## Start Task data

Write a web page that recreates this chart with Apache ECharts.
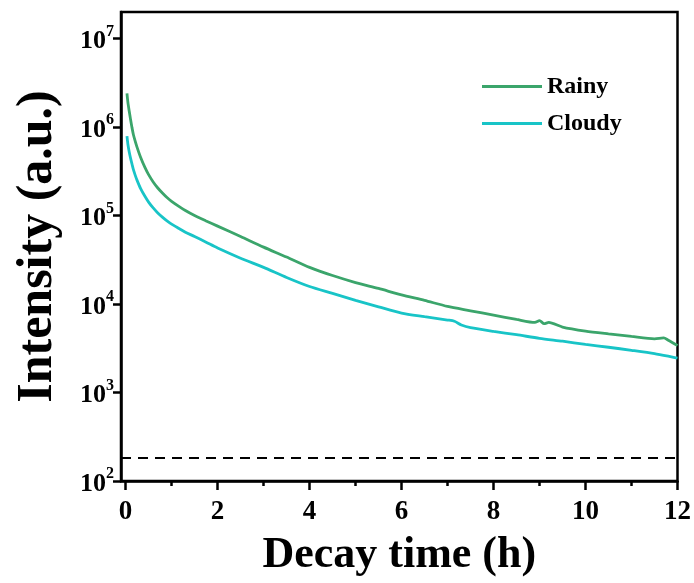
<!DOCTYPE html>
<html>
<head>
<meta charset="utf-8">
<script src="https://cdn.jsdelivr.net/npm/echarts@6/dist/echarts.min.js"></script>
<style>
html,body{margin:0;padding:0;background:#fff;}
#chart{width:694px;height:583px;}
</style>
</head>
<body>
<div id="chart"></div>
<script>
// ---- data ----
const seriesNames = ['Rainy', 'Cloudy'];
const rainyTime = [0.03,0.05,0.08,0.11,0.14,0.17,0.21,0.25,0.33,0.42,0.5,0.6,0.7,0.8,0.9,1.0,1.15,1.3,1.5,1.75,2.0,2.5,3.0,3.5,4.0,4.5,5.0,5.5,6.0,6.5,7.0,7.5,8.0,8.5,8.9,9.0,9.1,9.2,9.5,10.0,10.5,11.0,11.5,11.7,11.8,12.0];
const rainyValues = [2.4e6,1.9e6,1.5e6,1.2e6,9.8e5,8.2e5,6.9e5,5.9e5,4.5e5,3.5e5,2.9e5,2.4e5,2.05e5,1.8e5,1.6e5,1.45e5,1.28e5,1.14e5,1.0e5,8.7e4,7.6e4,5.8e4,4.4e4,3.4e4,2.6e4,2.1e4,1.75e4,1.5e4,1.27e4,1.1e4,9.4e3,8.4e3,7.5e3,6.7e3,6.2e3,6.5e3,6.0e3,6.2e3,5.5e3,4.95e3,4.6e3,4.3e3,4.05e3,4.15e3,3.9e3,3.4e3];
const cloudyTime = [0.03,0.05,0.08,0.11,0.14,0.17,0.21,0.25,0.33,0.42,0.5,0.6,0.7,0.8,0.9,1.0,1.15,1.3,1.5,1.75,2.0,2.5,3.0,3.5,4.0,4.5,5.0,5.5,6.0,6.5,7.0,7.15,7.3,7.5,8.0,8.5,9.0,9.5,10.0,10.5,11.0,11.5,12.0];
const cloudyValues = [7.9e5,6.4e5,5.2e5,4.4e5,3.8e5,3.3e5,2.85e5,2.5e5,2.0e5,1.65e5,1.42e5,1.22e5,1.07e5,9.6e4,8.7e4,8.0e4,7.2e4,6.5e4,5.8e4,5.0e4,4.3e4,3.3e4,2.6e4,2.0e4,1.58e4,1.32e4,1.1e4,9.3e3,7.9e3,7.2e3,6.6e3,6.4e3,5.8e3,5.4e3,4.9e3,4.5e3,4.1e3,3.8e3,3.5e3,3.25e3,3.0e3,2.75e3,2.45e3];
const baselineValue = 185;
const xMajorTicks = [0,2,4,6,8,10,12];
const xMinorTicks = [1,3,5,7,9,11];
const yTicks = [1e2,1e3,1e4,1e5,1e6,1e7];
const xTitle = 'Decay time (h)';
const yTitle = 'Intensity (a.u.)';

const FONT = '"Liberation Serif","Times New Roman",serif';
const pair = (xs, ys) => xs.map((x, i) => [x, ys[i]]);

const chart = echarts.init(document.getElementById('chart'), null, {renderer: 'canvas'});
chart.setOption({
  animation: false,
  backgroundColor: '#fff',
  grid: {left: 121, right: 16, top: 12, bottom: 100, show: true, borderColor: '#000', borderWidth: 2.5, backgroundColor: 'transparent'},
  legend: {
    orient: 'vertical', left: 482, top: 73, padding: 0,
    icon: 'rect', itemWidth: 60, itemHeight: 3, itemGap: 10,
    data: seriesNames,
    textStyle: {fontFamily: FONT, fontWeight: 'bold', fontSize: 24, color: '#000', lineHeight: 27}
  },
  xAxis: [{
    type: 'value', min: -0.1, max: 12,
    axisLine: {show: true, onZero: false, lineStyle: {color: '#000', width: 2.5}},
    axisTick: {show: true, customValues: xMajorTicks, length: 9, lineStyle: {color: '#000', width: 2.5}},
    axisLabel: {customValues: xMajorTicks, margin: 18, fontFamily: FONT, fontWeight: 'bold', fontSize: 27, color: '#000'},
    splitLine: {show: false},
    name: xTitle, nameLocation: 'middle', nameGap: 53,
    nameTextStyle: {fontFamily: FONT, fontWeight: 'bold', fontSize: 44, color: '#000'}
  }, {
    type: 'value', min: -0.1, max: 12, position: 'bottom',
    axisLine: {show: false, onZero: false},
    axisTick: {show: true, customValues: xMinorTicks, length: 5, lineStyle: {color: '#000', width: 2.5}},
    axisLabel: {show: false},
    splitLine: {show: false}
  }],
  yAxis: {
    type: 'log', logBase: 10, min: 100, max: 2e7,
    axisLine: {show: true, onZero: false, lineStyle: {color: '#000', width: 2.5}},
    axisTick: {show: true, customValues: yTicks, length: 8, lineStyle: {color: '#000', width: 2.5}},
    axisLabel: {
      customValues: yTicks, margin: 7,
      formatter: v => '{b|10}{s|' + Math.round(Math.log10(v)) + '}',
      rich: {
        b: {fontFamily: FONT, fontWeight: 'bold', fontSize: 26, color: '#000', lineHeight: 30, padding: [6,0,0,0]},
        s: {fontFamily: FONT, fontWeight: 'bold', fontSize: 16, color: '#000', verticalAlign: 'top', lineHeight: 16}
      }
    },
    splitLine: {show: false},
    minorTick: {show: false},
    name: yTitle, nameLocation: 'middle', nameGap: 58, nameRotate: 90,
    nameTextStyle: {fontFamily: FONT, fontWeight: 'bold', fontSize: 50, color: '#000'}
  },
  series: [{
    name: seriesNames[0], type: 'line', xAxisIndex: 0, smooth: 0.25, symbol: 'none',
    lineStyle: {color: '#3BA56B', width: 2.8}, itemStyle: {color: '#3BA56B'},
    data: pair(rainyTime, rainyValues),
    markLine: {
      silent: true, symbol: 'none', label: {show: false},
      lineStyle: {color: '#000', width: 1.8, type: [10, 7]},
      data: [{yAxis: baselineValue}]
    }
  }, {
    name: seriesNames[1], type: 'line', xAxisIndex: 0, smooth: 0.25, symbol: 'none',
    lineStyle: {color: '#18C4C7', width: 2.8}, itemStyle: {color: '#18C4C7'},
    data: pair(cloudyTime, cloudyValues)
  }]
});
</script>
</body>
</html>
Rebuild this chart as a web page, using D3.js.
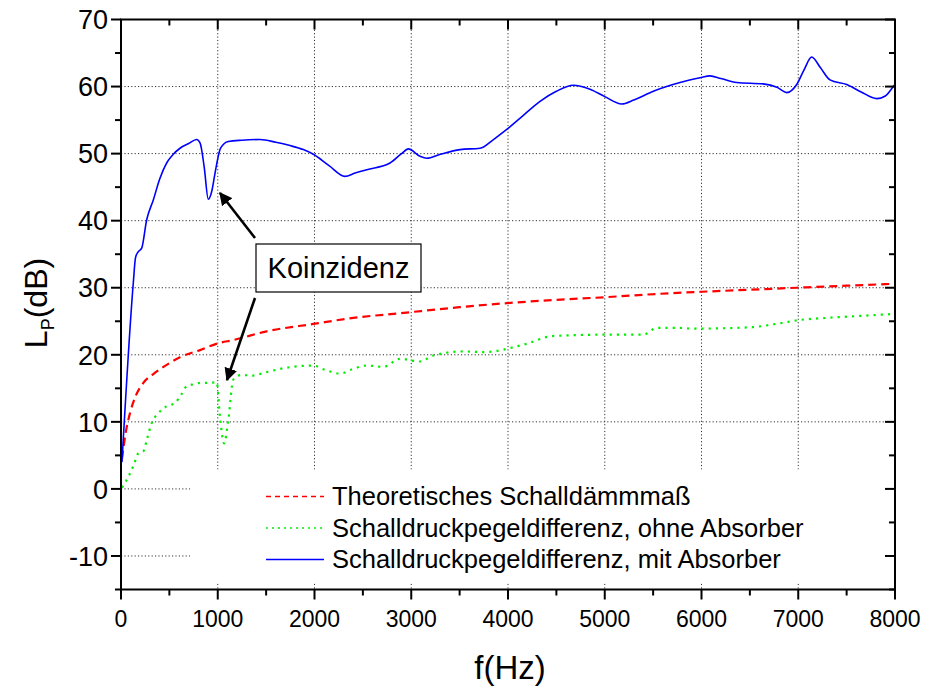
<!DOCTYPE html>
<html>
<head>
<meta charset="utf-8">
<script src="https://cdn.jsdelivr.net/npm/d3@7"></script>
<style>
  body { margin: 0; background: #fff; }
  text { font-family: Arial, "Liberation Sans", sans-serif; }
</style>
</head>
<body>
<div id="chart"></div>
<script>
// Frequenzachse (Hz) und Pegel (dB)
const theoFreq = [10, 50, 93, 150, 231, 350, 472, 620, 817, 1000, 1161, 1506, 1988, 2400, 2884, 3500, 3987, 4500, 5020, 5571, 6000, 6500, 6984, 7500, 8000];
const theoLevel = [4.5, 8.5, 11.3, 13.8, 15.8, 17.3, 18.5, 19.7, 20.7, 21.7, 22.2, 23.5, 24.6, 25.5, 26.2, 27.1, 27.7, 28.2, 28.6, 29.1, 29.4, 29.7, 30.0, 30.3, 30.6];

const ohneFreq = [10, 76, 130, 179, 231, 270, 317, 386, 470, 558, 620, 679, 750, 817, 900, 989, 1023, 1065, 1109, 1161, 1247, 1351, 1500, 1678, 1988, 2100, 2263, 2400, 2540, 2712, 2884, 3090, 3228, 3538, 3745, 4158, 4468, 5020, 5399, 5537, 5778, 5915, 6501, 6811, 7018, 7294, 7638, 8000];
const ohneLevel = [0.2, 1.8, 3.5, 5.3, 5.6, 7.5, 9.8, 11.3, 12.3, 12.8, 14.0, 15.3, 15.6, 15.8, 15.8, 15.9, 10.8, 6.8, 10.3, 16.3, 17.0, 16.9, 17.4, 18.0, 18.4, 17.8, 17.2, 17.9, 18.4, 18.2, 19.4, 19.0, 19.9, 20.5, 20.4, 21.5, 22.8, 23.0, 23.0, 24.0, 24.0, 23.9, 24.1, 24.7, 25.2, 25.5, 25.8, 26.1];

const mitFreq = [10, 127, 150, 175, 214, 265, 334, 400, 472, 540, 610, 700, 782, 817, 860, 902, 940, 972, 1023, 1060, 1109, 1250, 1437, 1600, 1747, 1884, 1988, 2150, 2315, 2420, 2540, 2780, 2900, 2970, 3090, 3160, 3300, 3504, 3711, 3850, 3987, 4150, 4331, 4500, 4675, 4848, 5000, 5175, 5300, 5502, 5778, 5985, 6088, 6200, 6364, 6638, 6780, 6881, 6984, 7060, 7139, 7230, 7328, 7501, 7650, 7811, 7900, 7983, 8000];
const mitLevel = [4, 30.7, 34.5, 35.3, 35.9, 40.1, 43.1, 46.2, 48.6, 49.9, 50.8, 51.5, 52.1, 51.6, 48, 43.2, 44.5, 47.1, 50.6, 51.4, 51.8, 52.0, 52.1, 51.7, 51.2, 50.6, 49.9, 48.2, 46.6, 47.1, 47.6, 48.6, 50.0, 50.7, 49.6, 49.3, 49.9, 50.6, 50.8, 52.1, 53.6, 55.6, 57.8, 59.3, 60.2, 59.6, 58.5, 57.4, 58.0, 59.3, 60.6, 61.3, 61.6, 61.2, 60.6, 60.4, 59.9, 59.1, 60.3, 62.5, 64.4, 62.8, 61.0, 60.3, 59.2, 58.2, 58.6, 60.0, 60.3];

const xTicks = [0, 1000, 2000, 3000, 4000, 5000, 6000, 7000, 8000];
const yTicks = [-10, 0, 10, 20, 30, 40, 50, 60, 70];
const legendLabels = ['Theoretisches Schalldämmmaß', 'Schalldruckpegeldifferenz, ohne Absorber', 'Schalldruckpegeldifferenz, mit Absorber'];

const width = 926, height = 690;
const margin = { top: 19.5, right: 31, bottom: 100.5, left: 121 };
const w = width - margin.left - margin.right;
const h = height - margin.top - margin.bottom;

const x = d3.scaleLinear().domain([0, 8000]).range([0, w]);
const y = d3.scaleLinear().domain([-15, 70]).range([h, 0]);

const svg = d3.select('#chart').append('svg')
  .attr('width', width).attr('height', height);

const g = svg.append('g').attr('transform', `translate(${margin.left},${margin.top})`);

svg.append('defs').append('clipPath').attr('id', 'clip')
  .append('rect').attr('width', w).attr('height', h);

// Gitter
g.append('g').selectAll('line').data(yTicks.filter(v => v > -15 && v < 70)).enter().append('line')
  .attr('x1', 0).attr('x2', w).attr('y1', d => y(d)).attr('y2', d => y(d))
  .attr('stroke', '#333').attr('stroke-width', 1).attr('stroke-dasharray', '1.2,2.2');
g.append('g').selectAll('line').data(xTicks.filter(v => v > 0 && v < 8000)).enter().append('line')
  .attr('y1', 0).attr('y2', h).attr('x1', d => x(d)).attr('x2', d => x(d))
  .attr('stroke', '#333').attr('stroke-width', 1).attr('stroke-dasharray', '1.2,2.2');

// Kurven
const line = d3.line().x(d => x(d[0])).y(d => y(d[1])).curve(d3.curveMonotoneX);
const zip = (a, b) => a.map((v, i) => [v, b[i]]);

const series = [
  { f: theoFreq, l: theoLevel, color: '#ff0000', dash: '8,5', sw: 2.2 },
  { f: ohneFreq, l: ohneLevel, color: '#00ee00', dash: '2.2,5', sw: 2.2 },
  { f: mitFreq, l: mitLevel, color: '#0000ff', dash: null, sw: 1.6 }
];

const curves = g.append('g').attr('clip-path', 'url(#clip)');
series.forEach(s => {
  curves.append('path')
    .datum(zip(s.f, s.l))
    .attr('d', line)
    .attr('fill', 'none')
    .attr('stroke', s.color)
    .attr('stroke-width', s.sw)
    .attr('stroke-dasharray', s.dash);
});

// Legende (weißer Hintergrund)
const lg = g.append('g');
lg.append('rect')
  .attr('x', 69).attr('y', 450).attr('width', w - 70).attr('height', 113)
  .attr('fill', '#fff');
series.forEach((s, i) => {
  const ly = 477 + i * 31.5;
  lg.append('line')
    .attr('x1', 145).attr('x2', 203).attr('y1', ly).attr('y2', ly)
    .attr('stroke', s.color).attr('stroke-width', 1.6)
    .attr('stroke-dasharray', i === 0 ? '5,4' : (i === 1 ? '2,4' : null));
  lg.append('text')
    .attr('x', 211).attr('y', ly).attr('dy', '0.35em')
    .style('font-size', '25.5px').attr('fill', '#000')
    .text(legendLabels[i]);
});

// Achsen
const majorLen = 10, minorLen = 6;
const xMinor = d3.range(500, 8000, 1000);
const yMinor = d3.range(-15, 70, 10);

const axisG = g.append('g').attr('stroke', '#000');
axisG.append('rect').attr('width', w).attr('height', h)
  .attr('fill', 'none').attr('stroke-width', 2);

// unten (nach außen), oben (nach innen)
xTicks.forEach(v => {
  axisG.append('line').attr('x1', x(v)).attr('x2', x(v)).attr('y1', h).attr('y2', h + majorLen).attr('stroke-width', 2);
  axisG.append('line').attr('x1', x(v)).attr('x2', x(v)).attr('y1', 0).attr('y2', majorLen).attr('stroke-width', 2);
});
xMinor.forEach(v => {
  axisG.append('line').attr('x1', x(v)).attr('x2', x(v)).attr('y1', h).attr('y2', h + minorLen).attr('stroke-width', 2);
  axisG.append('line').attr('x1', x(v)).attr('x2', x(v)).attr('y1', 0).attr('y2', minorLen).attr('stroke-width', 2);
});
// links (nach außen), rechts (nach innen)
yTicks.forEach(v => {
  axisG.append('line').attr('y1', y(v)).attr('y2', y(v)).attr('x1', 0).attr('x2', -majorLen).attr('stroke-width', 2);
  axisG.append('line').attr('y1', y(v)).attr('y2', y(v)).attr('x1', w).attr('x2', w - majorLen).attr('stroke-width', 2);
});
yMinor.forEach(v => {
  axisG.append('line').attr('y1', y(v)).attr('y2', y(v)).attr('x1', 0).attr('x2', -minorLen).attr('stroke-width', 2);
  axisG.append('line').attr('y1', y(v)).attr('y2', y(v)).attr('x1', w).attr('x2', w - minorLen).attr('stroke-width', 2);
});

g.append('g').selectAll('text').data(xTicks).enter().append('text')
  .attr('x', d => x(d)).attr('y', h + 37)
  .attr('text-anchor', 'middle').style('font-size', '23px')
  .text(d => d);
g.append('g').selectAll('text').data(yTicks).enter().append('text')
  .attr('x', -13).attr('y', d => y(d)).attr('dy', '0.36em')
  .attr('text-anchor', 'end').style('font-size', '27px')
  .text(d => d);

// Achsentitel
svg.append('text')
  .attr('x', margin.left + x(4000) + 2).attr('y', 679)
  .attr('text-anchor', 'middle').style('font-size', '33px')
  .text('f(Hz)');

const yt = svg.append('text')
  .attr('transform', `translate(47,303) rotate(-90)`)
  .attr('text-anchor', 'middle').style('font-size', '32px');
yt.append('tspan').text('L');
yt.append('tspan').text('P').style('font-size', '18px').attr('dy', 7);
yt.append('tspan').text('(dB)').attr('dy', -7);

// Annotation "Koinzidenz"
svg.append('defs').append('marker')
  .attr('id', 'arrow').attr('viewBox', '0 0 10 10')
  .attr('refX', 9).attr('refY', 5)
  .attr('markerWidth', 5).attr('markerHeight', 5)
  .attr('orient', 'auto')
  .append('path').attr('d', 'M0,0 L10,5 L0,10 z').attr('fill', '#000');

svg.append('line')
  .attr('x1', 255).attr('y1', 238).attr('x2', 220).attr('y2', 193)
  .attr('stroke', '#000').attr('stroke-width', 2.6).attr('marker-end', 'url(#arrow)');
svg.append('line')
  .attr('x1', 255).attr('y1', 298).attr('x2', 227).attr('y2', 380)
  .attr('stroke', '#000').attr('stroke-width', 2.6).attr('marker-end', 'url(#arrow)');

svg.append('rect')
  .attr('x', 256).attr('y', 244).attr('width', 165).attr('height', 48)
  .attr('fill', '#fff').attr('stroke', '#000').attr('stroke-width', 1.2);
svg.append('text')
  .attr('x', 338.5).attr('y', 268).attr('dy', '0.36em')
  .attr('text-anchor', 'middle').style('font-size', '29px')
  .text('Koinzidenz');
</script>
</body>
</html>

## End Task data

Instructions to follow
Your task is to reproduce only the lines from the one with "Rebuild this chart" through the one with "30.0, 30.3, 30.6];", keeping both ends. Skip every picture.

Task answer
Rebuild this chart as a web page, using D3.js.
<!DOCTYPE html>
<html>
<head>
<meta charset="utf-8">
<script src="https://cdn.jsdelivr.net/npm/d3@7"></script>
<style>
  body { margin: 0; background: #fff; }
  text { font-family: Arial, "Liberation Sans", sans-serif; }
</style>
</head>
<body>
<div id="chart"></div>
<script>
// Frequenzachse (Hz) und Pegel (dB)
const theoFreq = [10, 50, 93, 150, 231, 350, 472, 620, 817, 1000, 1161, 1506, 1988, 2400, 2884, 3500, 3987, 4500, 5020, 5571, 6000, 6500, 6984, 7500, 8000];
const theoLevel = [4.5, 8.5, 11.3, 13.8, 15.8, 17.3, 18.5, 19.7, 20.7, 21.7, 22.2, 23.5, 24.6, 25.5, 26.2, 27.1, 27.7, 28.2, 28.6, 29.1, 29.4, 29.7, 30.0, 30.3, 30.6];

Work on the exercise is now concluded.